Monday Morning Photo(s) Miami Edition
For today’s Monday Morning Photos, we have a look at the world’s premier Modern and contemporary art fairs, staged annually in Basel, Miami Beach, and Hong Kong. A driving force in supporting the role that galleries play in nurturing the careers of their artists, Art Basel frequently expands its platforms to include the newest developments in the visual arts. Last week Art Basel Miami caught our attention over social media because of the great amount of art we kept seeing, from fine art and sculpture to furniture and lighting, Miami was the place to be. Here are some of our favorite artist:
German artist Tobias Rehberger has used colorful tiles to create pornographic mosaics inside a booth at Art Basel Miami Beach.
Presented by Swiss museum Fondation Beyeler, the installation is titled 1661-1910 from Nagasaki, Meiji, Setti.
Mexican architect Fernando Romero has created a glowing ball of 2,880 crystals accompanied by a soundtrack of noises made by the sun.

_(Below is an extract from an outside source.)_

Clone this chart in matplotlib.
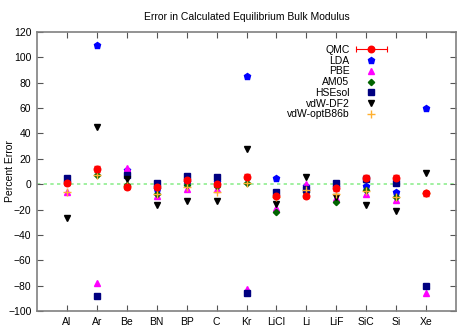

Fernando Romero’s El Sol installation, commissioned by crystal company Swarovski, contains a sphere of LEDs that change color in response to a video stream of the sun provided by NASA.
Read more about it here
A group of students from the Harvard Graduate School of Design has built a temporary entrance pavilion from architectural models outside the Design Miami fair.
Called Unbuilt, the pavilion consists of a grid of poles supporting upside down models of student work from the school’s architecture, landscape architecture, urban design, and planning programs.
Architects Zaha Hadid and Patrik Schumacher have designed a dining pavilion shaped like an open clam shell.
Hadid and Schumacher’s team used computational design to create the pavilion, which is constructed from laser-cut and perforated steel surfaces, aluminium box sections and timber loops.